↓↓↓
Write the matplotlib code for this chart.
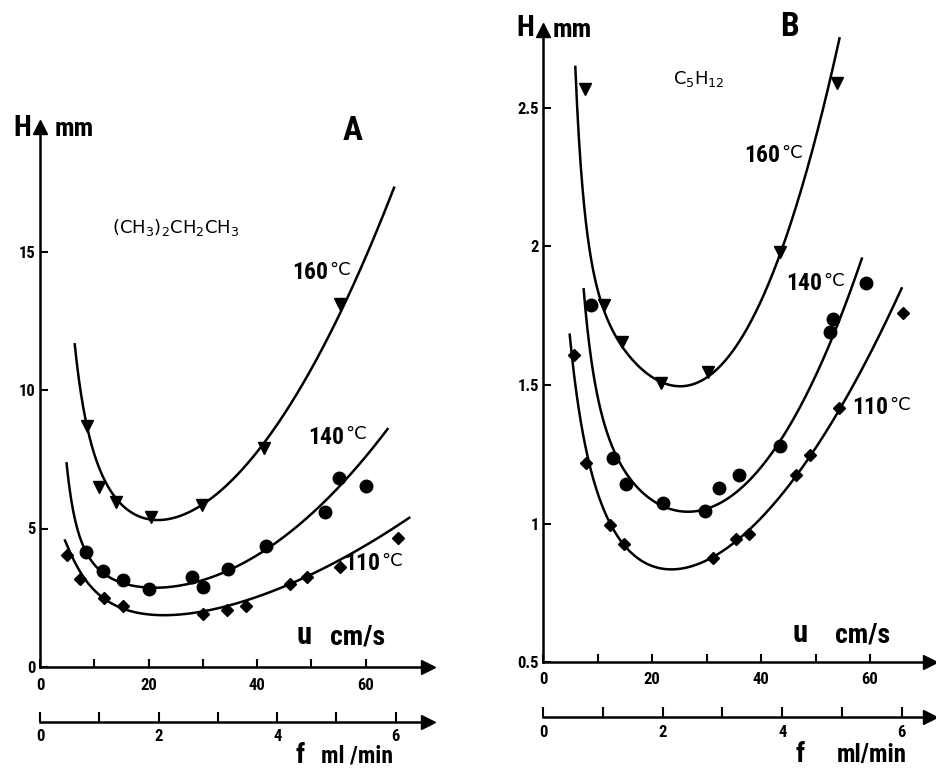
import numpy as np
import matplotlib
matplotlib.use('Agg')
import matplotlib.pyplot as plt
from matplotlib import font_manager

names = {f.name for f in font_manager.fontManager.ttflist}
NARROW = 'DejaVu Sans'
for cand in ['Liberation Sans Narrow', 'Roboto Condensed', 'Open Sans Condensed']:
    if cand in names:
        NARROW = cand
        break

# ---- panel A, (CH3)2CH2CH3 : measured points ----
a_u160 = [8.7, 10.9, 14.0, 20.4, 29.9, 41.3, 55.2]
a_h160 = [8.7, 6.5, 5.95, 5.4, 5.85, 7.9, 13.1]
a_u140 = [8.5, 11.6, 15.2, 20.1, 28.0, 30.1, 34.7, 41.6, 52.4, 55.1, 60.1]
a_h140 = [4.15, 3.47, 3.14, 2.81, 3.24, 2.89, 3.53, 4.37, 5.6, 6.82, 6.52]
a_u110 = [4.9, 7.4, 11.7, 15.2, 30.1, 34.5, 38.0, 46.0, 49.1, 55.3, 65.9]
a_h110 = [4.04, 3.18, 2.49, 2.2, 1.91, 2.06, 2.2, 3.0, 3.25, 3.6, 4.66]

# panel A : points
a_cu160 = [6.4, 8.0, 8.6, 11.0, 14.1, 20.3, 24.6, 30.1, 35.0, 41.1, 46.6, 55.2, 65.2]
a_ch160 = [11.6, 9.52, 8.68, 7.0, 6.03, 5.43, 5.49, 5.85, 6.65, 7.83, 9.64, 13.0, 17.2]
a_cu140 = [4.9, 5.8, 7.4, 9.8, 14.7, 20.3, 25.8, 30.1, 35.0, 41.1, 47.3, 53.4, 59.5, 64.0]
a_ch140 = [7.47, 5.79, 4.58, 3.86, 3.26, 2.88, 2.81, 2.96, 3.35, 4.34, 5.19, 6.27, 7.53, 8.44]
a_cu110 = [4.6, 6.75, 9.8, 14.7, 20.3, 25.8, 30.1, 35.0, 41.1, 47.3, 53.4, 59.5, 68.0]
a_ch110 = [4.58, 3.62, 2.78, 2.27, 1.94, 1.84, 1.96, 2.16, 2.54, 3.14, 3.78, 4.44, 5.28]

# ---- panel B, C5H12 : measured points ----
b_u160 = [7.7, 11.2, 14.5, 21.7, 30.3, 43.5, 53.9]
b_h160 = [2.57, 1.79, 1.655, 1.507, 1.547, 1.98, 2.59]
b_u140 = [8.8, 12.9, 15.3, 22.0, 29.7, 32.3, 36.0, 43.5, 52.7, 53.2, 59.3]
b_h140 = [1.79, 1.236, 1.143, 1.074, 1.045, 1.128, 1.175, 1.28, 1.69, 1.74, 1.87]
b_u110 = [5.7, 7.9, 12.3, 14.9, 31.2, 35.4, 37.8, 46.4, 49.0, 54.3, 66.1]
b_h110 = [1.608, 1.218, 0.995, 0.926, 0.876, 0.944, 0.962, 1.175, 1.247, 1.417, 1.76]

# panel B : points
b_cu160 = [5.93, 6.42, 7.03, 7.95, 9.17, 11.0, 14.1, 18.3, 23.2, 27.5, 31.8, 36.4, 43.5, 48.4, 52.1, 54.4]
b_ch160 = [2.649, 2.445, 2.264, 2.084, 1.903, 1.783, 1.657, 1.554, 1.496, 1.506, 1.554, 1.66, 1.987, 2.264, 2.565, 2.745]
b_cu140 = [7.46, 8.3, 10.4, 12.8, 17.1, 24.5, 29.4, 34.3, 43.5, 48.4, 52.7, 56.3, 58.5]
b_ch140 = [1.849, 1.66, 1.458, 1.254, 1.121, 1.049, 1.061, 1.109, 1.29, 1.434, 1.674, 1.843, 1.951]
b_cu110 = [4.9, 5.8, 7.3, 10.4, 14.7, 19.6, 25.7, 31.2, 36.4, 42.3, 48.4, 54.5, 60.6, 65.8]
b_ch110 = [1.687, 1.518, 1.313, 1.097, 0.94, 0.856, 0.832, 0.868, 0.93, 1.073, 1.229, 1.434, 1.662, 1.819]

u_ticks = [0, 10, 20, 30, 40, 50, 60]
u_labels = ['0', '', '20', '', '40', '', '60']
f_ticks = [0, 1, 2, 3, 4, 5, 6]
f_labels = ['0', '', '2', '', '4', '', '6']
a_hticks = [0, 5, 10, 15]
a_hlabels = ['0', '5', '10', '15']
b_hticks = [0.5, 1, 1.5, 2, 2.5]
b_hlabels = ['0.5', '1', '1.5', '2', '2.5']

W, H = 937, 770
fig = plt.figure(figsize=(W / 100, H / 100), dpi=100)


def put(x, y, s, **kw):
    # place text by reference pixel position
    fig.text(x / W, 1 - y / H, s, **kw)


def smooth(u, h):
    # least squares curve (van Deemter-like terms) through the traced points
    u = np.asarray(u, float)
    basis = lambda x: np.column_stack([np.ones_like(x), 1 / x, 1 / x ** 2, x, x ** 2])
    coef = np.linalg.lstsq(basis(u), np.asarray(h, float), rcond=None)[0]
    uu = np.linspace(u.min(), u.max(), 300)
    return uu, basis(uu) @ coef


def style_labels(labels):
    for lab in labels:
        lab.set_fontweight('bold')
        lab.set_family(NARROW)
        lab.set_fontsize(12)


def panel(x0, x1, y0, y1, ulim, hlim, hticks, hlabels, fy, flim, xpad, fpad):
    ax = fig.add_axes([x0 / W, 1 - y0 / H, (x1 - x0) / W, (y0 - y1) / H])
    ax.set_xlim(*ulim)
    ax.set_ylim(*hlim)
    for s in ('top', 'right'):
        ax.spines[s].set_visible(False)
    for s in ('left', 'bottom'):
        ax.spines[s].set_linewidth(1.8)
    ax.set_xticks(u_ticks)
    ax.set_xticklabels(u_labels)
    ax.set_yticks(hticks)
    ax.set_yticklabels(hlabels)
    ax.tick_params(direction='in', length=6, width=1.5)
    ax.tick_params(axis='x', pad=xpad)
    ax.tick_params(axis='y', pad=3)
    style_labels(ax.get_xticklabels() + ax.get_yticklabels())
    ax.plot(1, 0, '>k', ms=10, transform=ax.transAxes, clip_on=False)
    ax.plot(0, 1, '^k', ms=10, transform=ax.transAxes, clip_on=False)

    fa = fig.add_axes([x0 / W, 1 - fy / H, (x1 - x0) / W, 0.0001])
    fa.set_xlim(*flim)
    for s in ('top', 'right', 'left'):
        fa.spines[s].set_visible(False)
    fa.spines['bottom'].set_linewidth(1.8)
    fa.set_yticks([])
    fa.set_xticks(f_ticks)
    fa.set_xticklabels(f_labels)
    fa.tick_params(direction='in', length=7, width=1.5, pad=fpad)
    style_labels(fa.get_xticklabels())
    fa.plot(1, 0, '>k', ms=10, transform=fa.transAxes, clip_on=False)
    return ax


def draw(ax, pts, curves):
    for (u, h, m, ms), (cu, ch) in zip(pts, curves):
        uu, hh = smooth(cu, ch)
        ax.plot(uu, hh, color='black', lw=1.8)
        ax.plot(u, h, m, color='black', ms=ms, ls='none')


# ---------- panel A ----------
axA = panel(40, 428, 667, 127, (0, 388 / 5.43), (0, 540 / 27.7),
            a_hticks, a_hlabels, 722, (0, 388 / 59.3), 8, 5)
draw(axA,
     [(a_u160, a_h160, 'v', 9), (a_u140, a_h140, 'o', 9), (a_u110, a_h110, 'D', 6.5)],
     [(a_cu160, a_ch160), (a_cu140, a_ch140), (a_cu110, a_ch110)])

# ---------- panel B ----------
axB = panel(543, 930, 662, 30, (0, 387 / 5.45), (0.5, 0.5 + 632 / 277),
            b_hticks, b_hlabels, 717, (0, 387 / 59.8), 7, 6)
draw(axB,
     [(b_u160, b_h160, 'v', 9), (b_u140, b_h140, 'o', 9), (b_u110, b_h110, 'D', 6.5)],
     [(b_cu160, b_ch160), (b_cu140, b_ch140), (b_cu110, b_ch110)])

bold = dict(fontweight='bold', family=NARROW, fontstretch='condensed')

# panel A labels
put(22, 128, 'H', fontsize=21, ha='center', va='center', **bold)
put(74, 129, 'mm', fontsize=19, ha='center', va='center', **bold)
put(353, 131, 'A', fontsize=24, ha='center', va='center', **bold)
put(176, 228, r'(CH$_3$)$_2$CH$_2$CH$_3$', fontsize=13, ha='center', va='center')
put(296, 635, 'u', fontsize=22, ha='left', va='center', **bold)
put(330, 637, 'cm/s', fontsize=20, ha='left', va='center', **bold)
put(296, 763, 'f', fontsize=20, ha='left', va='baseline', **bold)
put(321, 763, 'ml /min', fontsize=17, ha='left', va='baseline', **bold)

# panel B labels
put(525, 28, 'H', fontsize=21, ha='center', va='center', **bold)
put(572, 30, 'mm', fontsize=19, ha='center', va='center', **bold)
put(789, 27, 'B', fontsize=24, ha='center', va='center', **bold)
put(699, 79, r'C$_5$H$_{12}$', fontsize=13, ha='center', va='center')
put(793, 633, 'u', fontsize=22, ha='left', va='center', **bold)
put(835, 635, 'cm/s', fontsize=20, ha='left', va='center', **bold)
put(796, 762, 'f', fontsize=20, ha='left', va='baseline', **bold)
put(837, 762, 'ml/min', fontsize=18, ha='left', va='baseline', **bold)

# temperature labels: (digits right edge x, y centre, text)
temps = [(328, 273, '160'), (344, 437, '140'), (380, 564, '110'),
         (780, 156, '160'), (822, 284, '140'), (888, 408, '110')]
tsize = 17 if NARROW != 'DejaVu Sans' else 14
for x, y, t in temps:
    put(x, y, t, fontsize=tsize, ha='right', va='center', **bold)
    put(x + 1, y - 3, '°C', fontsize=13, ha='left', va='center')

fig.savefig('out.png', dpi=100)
↑↑↑
↓↓↓
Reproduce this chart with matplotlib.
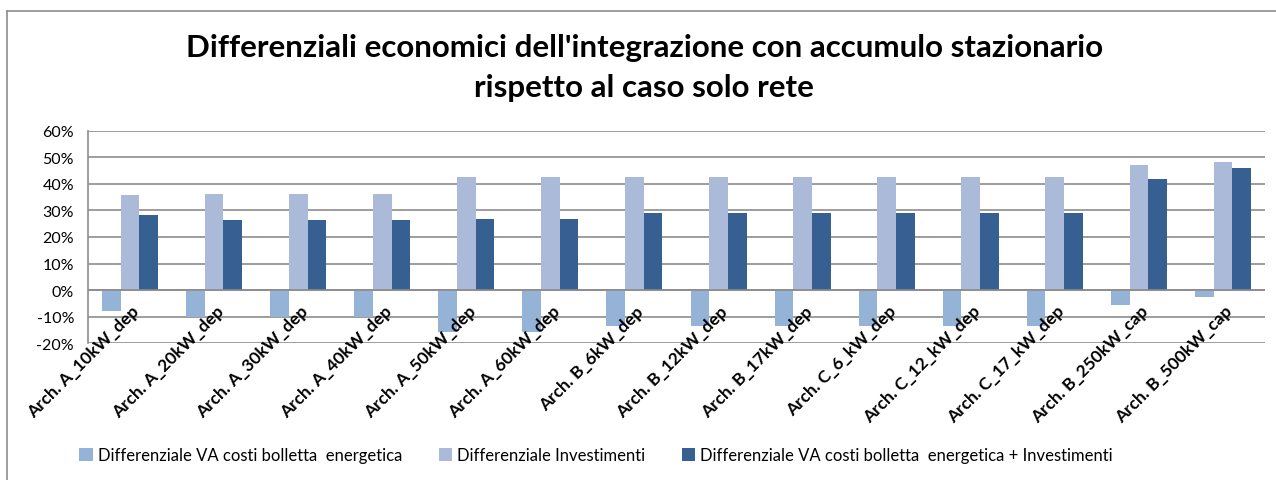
↑↑↑
↓↓↓
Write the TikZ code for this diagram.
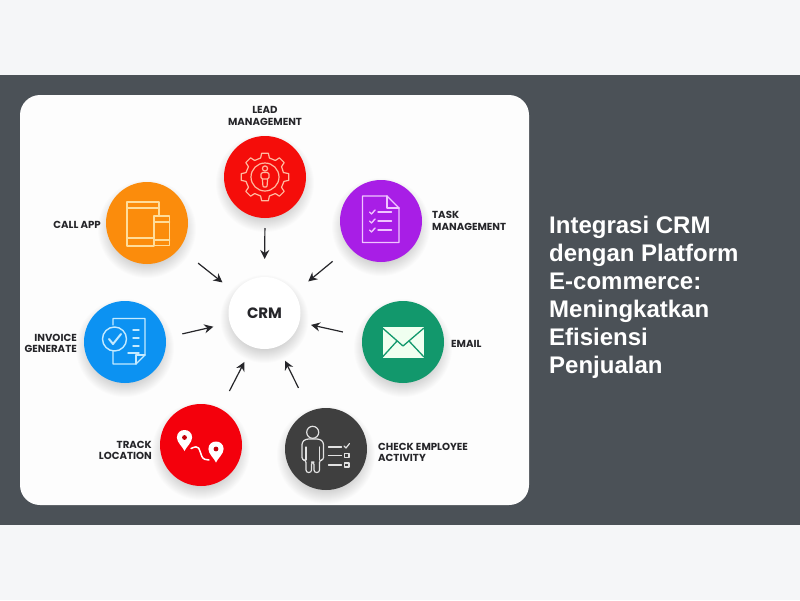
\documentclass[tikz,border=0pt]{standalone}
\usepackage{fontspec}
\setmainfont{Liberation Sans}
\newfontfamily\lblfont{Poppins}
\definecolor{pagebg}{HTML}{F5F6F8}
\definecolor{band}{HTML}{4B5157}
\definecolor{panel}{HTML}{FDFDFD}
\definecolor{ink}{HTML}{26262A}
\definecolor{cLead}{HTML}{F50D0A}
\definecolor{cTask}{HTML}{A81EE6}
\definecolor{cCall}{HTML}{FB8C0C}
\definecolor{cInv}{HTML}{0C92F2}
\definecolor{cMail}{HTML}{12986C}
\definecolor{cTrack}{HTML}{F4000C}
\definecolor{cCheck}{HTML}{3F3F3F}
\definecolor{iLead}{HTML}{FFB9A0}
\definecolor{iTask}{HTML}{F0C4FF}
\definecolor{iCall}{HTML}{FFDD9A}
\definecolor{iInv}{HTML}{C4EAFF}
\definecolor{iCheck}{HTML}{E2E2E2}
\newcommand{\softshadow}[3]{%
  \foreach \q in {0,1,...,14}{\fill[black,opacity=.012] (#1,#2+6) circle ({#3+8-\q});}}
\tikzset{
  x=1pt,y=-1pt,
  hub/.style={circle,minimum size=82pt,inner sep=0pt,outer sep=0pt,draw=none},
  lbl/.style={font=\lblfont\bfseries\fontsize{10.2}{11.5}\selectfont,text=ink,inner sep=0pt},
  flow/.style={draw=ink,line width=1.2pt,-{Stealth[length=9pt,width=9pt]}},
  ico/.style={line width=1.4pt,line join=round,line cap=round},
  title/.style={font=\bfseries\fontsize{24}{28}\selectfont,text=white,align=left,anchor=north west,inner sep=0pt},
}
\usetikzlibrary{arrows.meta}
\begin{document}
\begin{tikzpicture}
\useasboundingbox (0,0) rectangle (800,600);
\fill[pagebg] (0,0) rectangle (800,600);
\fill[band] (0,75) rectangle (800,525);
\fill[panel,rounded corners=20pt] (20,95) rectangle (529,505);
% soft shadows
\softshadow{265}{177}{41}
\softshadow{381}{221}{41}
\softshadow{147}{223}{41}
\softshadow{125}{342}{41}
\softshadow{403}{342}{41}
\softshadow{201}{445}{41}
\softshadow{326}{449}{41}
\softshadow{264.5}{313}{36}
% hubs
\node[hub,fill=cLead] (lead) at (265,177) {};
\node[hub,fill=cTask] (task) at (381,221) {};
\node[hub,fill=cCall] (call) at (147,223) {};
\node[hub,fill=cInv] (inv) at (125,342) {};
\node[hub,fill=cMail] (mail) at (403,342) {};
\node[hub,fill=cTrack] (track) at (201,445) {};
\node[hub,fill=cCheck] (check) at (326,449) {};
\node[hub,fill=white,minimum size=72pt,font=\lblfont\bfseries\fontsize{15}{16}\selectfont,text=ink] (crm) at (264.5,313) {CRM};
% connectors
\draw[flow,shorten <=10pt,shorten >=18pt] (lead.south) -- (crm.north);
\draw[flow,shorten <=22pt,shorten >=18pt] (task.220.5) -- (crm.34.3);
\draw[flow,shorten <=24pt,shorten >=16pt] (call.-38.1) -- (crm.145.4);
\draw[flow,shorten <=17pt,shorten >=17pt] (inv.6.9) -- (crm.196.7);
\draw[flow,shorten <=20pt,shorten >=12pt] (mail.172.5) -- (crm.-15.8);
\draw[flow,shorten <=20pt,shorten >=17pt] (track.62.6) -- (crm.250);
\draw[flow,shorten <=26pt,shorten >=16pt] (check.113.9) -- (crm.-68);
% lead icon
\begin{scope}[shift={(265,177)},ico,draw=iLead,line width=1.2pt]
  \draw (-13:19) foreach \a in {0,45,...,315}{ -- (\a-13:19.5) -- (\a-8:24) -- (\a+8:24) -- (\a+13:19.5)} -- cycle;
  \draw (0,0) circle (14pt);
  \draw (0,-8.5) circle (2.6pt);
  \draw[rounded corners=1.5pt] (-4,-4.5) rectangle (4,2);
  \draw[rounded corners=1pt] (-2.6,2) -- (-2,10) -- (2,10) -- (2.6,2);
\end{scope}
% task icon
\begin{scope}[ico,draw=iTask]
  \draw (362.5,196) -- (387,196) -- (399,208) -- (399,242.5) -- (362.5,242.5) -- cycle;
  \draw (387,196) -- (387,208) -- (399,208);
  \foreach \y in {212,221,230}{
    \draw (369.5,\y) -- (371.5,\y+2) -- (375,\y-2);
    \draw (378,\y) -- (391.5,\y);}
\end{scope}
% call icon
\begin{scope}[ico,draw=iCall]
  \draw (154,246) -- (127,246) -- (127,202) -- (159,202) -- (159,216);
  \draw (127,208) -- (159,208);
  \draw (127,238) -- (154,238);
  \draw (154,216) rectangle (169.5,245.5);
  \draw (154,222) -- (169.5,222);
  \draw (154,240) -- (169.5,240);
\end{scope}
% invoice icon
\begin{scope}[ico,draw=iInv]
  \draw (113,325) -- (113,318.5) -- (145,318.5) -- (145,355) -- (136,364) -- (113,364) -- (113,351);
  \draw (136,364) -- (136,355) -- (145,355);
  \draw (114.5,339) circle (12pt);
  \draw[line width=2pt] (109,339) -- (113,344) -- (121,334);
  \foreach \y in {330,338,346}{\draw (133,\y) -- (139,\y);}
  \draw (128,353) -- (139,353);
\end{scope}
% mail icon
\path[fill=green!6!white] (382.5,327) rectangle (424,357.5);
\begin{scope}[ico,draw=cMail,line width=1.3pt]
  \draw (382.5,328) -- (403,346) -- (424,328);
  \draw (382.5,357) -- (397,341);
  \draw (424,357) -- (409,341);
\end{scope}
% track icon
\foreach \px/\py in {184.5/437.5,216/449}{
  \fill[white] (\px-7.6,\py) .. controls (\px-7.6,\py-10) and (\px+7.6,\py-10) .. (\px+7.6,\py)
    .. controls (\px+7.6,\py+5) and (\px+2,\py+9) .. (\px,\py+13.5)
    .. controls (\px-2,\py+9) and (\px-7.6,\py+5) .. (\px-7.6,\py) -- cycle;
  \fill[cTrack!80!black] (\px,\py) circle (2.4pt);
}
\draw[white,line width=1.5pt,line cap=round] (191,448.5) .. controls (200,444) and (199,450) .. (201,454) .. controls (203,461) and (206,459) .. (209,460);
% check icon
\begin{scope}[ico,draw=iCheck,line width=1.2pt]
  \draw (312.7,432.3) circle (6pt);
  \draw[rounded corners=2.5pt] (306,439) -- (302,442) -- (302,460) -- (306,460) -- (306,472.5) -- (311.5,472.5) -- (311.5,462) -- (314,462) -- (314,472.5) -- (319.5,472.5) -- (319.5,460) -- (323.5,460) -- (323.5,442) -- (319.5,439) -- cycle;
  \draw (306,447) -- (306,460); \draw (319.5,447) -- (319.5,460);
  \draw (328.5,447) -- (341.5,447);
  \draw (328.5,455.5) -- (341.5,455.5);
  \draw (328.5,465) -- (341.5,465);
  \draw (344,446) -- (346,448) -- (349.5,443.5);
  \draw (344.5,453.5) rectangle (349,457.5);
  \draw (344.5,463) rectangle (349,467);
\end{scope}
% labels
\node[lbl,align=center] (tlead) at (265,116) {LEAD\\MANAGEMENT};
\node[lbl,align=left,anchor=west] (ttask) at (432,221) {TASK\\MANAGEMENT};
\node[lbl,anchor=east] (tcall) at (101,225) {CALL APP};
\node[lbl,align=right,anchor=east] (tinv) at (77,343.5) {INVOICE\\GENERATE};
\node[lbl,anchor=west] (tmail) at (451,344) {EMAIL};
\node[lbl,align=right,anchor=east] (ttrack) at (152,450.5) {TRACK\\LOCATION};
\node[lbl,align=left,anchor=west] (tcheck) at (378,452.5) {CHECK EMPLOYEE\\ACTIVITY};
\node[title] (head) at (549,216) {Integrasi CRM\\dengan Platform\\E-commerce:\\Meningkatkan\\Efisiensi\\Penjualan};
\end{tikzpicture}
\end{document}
↑↑↑
What is expected
Report how many lines of the listing hold the word "this", with nothing but the number.

Output of the exercise
3